- **Task statement**: Search the records that follow and extract every line containing the string "this".

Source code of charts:
▬▬▬

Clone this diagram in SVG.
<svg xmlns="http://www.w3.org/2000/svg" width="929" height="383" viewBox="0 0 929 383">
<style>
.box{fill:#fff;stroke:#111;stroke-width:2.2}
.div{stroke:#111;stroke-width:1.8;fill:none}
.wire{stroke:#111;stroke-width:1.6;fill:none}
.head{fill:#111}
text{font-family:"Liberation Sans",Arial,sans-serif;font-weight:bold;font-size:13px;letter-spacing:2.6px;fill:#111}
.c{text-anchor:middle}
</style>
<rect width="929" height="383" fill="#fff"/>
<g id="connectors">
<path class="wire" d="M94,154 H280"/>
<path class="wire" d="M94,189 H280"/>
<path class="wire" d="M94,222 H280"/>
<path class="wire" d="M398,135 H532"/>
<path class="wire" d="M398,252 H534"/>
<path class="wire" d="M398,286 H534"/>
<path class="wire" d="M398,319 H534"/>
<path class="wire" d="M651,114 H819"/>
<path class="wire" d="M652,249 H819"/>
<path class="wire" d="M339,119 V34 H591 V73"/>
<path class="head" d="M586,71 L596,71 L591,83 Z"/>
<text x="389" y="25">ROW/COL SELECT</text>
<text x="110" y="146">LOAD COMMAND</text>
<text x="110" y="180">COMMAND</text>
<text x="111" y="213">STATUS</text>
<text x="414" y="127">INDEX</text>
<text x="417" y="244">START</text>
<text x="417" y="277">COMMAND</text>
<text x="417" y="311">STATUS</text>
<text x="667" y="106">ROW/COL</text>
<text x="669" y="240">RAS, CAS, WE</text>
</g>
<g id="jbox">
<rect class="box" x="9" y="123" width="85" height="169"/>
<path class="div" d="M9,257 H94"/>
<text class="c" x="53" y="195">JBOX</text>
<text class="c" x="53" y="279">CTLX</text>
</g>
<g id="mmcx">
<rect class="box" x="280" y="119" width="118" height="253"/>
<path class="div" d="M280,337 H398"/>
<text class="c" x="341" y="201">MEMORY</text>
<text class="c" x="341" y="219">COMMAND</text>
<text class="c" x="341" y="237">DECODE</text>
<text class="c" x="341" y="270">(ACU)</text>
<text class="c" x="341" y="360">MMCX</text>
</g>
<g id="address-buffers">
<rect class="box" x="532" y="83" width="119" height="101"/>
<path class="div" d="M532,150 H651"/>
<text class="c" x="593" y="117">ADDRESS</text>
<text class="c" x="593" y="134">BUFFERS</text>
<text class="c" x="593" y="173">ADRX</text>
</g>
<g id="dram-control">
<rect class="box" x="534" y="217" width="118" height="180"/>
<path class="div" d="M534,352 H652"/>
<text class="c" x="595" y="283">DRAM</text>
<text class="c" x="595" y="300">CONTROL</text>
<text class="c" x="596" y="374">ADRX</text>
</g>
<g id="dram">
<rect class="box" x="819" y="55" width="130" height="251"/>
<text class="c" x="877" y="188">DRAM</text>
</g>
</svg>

▬▬▬

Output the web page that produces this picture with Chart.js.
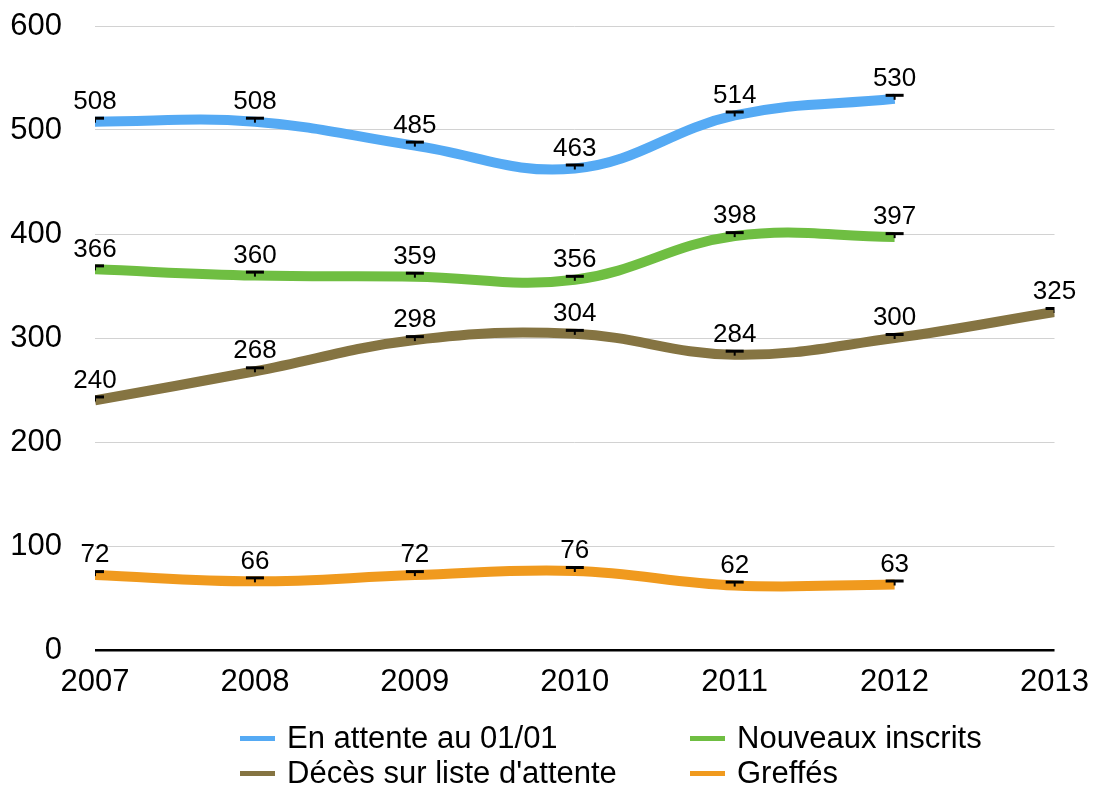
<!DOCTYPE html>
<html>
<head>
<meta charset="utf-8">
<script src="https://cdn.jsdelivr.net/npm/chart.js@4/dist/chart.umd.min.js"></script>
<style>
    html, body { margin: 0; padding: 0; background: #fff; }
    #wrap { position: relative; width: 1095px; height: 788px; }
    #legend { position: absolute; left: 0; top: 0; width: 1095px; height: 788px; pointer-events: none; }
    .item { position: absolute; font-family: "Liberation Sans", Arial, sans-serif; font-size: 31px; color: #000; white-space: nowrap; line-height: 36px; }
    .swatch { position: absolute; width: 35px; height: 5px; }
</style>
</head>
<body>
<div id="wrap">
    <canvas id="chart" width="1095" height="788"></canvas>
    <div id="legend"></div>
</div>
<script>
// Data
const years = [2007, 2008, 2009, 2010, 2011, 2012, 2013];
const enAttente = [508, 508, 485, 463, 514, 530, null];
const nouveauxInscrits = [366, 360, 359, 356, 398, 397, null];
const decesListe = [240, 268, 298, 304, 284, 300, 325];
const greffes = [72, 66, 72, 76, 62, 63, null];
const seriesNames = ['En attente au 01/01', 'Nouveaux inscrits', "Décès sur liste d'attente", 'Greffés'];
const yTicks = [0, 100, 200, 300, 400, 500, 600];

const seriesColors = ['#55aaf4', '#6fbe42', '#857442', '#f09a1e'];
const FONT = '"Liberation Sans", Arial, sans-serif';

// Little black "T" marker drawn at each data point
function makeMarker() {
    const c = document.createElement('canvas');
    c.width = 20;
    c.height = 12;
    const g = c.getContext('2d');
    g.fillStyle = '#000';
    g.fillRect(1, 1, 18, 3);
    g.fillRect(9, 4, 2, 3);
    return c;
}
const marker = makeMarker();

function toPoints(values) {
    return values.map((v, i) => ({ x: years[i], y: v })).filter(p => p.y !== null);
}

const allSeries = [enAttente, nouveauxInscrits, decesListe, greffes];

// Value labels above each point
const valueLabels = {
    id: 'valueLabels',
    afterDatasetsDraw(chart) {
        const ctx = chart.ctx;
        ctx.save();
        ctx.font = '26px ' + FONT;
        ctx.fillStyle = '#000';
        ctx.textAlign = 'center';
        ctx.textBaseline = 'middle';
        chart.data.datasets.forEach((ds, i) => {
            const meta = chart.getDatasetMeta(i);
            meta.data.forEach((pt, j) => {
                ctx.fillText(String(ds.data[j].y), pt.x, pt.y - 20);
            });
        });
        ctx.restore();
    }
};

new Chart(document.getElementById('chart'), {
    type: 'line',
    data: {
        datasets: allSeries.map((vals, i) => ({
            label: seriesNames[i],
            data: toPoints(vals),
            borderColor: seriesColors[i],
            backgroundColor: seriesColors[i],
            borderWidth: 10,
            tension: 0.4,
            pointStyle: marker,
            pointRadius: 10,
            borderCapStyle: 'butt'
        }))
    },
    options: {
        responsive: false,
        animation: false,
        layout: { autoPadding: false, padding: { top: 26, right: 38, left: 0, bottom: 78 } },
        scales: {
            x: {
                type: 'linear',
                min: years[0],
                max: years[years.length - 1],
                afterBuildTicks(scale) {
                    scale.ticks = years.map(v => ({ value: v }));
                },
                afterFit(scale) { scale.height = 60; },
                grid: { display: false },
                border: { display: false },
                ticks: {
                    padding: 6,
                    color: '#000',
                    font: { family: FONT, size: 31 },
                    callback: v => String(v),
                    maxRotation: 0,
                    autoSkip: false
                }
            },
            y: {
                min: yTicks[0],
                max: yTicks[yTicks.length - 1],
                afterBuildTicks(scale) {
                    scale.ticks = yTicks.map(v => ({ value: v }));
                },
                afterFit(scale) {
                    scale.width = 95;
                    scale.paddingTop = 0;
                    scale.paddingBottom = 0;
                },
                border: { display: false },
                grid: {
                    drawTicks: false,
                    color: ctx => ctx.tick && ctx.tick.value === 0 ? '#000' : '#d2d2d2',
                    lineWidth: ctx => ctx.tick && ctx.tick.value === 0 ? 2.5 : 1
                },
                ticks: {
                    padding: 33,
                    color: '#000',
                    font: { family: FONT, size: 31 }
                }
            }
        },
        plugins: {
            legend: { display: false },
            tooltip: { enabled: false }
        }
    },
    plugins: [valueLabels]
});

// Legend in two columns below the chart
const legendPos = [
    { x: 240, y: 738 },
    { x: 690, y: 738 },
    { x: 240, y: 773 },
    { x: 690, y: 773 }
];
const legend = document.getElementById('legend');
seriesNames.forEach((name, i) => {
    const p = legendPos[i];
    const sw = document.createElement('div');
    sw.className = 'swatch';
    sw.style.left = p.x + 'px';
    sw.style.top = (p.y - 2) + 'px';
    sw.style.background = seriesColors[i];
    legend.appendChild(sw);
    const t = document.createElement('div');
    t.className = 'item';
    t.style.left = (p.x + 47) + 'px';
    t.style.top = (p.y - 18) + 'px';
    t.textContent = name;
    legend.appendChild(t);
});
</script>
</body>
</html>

▬▬▬

- **Written answer**:
Clone this diagram in SVG.
Output the web page that produces this picture with Chart.js.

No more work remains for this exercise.